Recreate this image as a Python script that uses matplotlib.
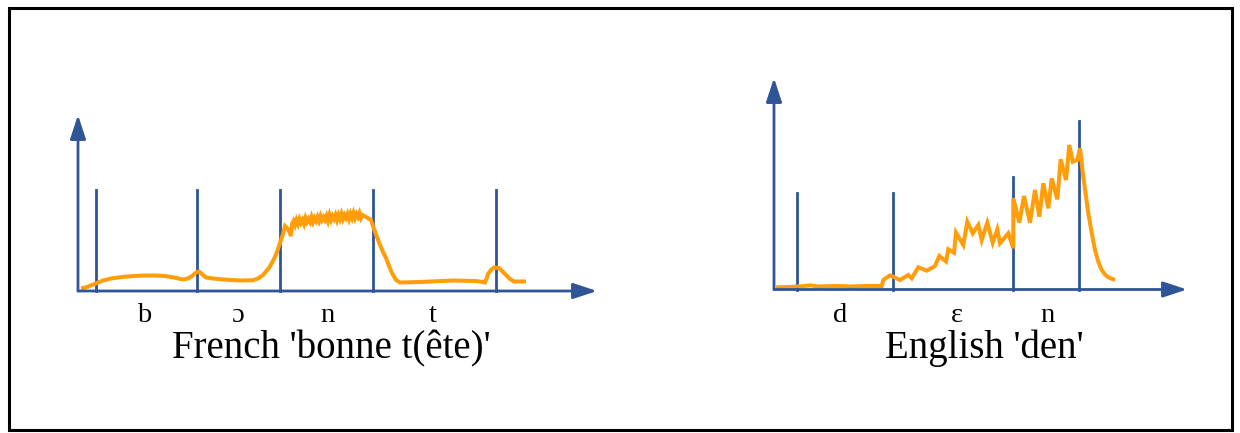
import matplotlib
matplotlib.use("Agg")
import matplotlib.pyplot as plt
from matplotlib.patches import Rectangle

# colours
BLUE = "#2F5597"
ORANGE = "#FF9E0A"

# French 'bonne t(ete)' -- local units: x = time, y = amplitude
fr_bounds = [18, 119, 202, 295, 418]
fr_bound_h = [101, 101, 101, 101, 101]
# rise through b / o
fr_x_onset = [3, 9, 14, 20, 25, 33, 42, 53, 64, 76, 87, 96, 105, 110, 114, 118, 121, 125, 128, 135,
              142, 153, 164, 175, 180, 185, 191, 196, 199, 202, 205, 207, 210, 213, 214]
fr_y_onset = [2.5, 4, 6, 8.5, 10.5, 12.5, 13.8, 14.8, 15.4, 15.5, 15, 13.5, 11.5, 12.5, 15, 18.5, 19.5,
              16, 13.5, 12.5, 11.8, 11, 10.5, 10.8, 12.5, 16, 23, 32, 39, 48, 57, 65, 62, 55, 67]
# noisy nasal plateau
fr_x_nasal = [215.5, 217, 218.5, 220, 221.5, 223, 224.5, 226, 227.5, 229,
              230.5, 232, 233.5, 235, 236.5, 238, 239.5, 241, 242.5, 244,
              245.5, 247, 248.5, 250, 251.5, 253, 254.5, 256, 257.5, 259,
              260.5, 262, 263.5, 265, 266.5, 268, 269.5, 271, 272.5, 274,
              275.5, 277, 278.5, 280, 281.5, 283, 284.5]
fr_y_nasal = [70, 66, 71, 67, 72, 68, 71, 67, 73, 69,
              72, 69, 74, 69, 73, 70, 74, 70, 75, 71,
              74, 71, 75, 70, 76, 71, 75, 72, 76, 71,
              76, 72, 77, 72, 76, 73, 77, 72, 77, 73,
              78, 73, 77, 74, 78, 73, 76]
# fall into t and release
fr_x_tail = [288, 293, 296, 299, 302, 305, 308, 311, 314, 318, 322, 342, 375, 397, 405, 407, 408.5,
             410, 413, 416, 421, 426, 432, 436, 448]
fr_y_tail = [74, 71, 62, 54, 46, 39, 33, 25, 18, 11, 8.5, 9, 10.5, 10, 9, 8.5, 12,
             17, 21, 23.5, 23, 18, 12, 9.5, 9.5]
fr_labels = ["b", "ɔ", "n", "t"]
fr_label_x = [66, 159, 249, 355]

# English 'den'
en_bounds = [23, 119, 239, 305]
en_bound_h = [97, 97, 113, 169]
en_x = [2, 16, 31, 36, 44, 61, 76, 91, 107.7, 109.3, 116, 126, 134.3, 137.7, 144.3, 152.7, 158.7,
        161, 165.3, 172, 174.3, 180, 182, 189.3, 193.3, 198.7, 204.3, 207.7, 213.3, 218.7, 223.3,
        226, 234.3, 239.3, 239.3, 245.3, 250, 256, 261, 265.3, 269.3, 274.3, 277.7, 283.3, 286.7,
        292, 295.3, 298.7, 303.3, 306, 309.3, 314.3, 318, 321, 324.5, 327.7, 331, 334.3, 341]
en_y = [2.2, 2.5, 3.5, 4.2, 3, 3.5, 3, 3.5, 3.5, 9.5, 14.2, 9.5, 14.5, 11.2, 22.2, 18.8, 22.2,
        23.5, 33.5, 28, 40.2, 36.8, 56.8, 44.5, 67.8, 56.2, 64.5, 49.5, 66.8, 46.8, 60.2,
        46.2, 56.2, 41.2, 91.2, 66.8, 93.5, 66.8, 99.5, 72.8, 106.2, 81.2, 111.2, 90.2, 130.2,
        109.5, 144.5, 127.8, 129.5, 141.2, 112.8, 76.2, 55, 39.5, 27, 19.5, 15, 12.2, 9.5]
en_labels = ["d", "ɛ", "n"]
en_label_x = [66, 183, 273]

fr_x = fr_x_onset + fr_x_nasal + fr_x_tail
fr_y = fr_y_onset + fr_y_nasal + fr_y_tail

W, H = 1240, 433
fig = plt.figure(figsize=(12.4, 4.33), dpi=100)
fig.patch.set_facecolor("white")
fig.patches.append(Rectangle((8.5 / W, 3 / H), 1223 / W, 422 / H, transform=fig.transFigure,
                             fill=False, edgecolor="black", linewidth=2.2))

serif = ["Liberation Serif", "DejaVu Serif"]


def panel(ox, oy, xt, yt, bounds, bh, cx, cy, labels, lx, lab_y, title, tx, ty):
    # axes with 1 data unit = 1 pixel, origin at (ox, oy) in image pixels
    ax = fig.add_axes([ox / W, (H - oy) / H, xt / W, yt / H])
    ax.set_xlim(0, xt)
    ax.set_ylim(0, yt)
    ax.axis("off")
    for b, h in zip(bounds, bh):
        ax.plot([b, b], [0, h], color=BLUE, lw=2.0, clip_on=False, zorder=2)
    ax.plot(cx, cy, color=ORANGE, lw=2.9, clip_on=False, zorder=3,
            solid_joinstyle="miter", solid_capstyle="butt")
    arr = dict(arrowstyle="-|>,head_length=1.0,head_width=0.33", color=BLUE, lw=2.0,
               mutation_scale=14.5, shrinkA=0, shrinkB=0)
    ax.annotate("", xy=(xt, 0), xytext=(0, 0), arrowprops=arr, annotation_clip=False, zorder=4)
    ax.annotate("", xy=(0, yt), xytext=(0, 0), arrowprops=arr, annotation_clip=False, zorder=4)
    for s, x in zip(labels, lx):
        ax.text(x, lab_y, s, ha="center", va="baseline", fontsize=20.5, family=serif, clip_on=False)
    ax.text(tx, ty, title, ha="center", va="baseline", fontsize=28, family=serif, clip_on=False)


panel(78, 291, 519, 176, fr_bounds, fr_bound_h, fr_x, fr_y, fr_labels, fr_label_x, -30.7,
      "French 'bonne t(ête)'", 253, -67)
panel(774, 289.5, 413, 211.5, en_bounds, en_bound_h, en_x, en_y, en_labels, en_label_x, -32.2,
      "English 'den'", 210, -68.5)

fig.savefig("out.png", dpi=100, facecolor="white")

──────

▶ Set problem: Go through the listing above and write it all out exactly, leaving out any picture.

▶ Result for this task:
Recreate this image as a Python script that uses matplotlib.
import matplotlib
matplotlib.use("Agg")
import matplotlib.pyplot as plt
from matplotlib.patches import Rectangle

# colours
BLUE = "#2F5597"
ORANGE = "#FF9E0A"

# French 'bonne t(ete)' -- local units: x = time, y = amplitude
fr_bounds = [18, 119, 202, 295, 418]
fr_bound_h = [101, 101, 101, 101, 101]
# rise through b / o
fr_x_onset = [3, 9, 14, 20, 25, 33, 42, 53, 64, 76, 87, 96, 105, 110, 114, 118, 121, 125, 128, 135,
              142, 153, 164, 175, 180, 185, 191, 196, 199, 202, 205, 207, 210, 213, 214]
fr_y_onset = [2.5, 4, 6, 8.5, 10.5, 12.5, 13.8, 14.8, 15.4, 15.5, 15, 13.5, 11.5, 12.5, 15, 18.5, 19.5,
              16, 13.5, 12.5, 11.8, 11, 10.5, 10.8, 12.5, 16, 23, 32, 39, 48, 57, 65, 62, 55, 67]
# noisy nasal plateau
fr_x_nasal = [215.5, 217, 218.5, 220, 221.5, 223, 224.5, 226, 227.5, 229,
              230.5, 232, 233.5, 235, 236.5, 238, 239.5, 241, 242.5, 244,
              245.5, 247, 248.5, 250, 251.5, 253, 254.5, 256, 257.5, 259,
              260.5, 262, 263.5, 265, 266.5, 268, 269.5, 271, 272.5, 274,
              275.5, 277, 278.5, 280, 281.5, 283, 284.5]
fr_y_nasal = [70, 66, 71, 67, 72, 68, 71, 67, 73, 69,
              72, 69, 74, 69, 73, 70, 74, 70, 75, 71,
              74, 71, 75, 70, 76, 71, 75, 72, 76, 71,
              76, 72, 77, 72, 76, 73, 77, 72, 77, 73,
              78, 73, 77, 74, 78, 73, 76]
# fall into t and release
fr_x_tail = [288, 293, 296, 299, 302, 305, 308, 311, 314, 318, 322, 342, 375, 397, 405, 407, 408.5,
             410, 413, 416, 421, 426, 432, 436, 448]
fr_y_tail = [74, 71, 62, 54, 46, 39, 33, 25, 18, 11, 8.5, 9, 10.5, 10, 9, 8.5, 12,
             17, 21, 23.5, 23, 18, 12, 9.5, 9.5]
fr_labels = ["b", "ɔ", "n", "t"]
fr_label_x = [66, 159, 249, 355]

# English 'den'
en_bounds = [23, 119, 239, 305]
en_bound_h = [97, 97, 113, 169]
en_x = [2, 16, 31, 36, 44, 61, 76, 91, 107.7, 109.3, 116, 126, 134.3, 137.7, 144.3, 152.7, 158.7,
        161, 165.3, 172, 174.3, 180, 182, 189.3, 193.3, 198.7, 204.3, 207.7, 213.3, 218.7, 223.3,
        226, 234.3, 239.3, 239.3, 245.3, 250, 256, 261, 265.3, 269.3, 274.3, 277.7, 283.3, 286.7,
        292, 295.3, 298.7, 303.3, 306, 309.3, 314.3, 318, 321, 324.5, 327.7, 331, 334.3, 341]
en_y = [2.2, 2.5, 3.5, 4.2, 3, 3.5, 3, 3.5, 3.5, 9.5, 14.2, 9.5, 14.5, 11.2, 22.2, 18.8, 22.2,
        23.5, 33.5, 28, 40.2, 36.8, 56.8, 44.5, 67.8, 56.2, 64.5, 49.5, 66.8, 46.8, 60.2,
        46.2, 56.2, 41.2, 91.2, 66.8, 93.5, 66.8, 99.5, 72.8, 106.2, 81.2, 111.2, 90.2, 130.2,
        109.5, 144.5, 127.8, 129.5, 141.2, 112.8, 76.2, 55, 39.5, 27, 19.5, 15, 12.2, 9.5]
en_labels = ["d", "ɛ", "n"]
en_label_x = [66, 183, 273]

fr_x = fr_x_onset + fr_x_nasal + fr_x_tail
fr_y = fr_y_onset + fr_y_nasal + fr_y_tail

W, H = 1240, 433
fig = plt.figure(figsize=(12.4, 4.33), dpi=100)
fig.patch.set_facecolor("white")
fig.patches.append(Rectangle((8.5 / W, 3 / H), 1223 / W, 422 / H, transform=fig.transFigure,
                             fill=False, edgecolor="black", linewidth=2.2))

serif = ["Liberation Serif", "DejaVu Serif"]


def panel(ox, oy, xt, yt, bounds, bh, cx, cy, labels, lx, lab_y, title, tx, ty):
    # axes with 1 data unit = 1 pixel, origin at (ox, oy) in image pixels
    ax = fig.add_axes([ox / W, (H - oy) / H, xt / W, yt / H])
    ax.set_xlim(0, xt)
    ax.set_ylim(0, yt)
    ax.axis("off")
    for b, h in zip(bounds, bh):
        ax.plot([b, b], [0, h], color=BLUE, lw=2.0, clip_on=False, zorder=2)
    ax.plot(cx, cy, color=ORANGE, lw=2.9, clip_on=False, zorder=3,
            solid_joinstyle="miter", solid_capstyle="butt")
    arr = dict(arrowstyle="-|>,head_length=1.0,head_width=0.33", color=BLUE, lw=2.0,
               mutation_scale=14.5, shrinkA=0, shrinkB=0)
    ax.annotate("", xy=(xt, 0), xytext=(0, 0), arrowprops=arr, annotation_clip=False, zorder=4)
    ax.annotate("", xy=(0, yt), xytext=(0, 0), arrowprops=arr, annotation_clip=False, zorder=4)
    for s, x in zip(labels, lx):
        ax.text(x, lab_y, s, ha="center", va="baseline", fontsize=20.5, family=serif, clip_on=False)
    ax.text(tx, ty, title, ha="center", va="baseline", fontsize=28, family=serif, clip_on=False)


panel(78, 291, 519, 176, fr_bounds, fr_bound_h, fr_x, fr_y, fr_labels, fr_label_x, -30.7,
      "French 'bonne t(ête)'", 253, -67)
panel(774, 289.5, 413, 211.5, en_bounds, en_bound_h, en_x, en_y, en_labels, en_label_x, -32.2,
      "English 'den'", 210, -68.5)

fig.savefig("out.png", dpi=100, facecolor="white")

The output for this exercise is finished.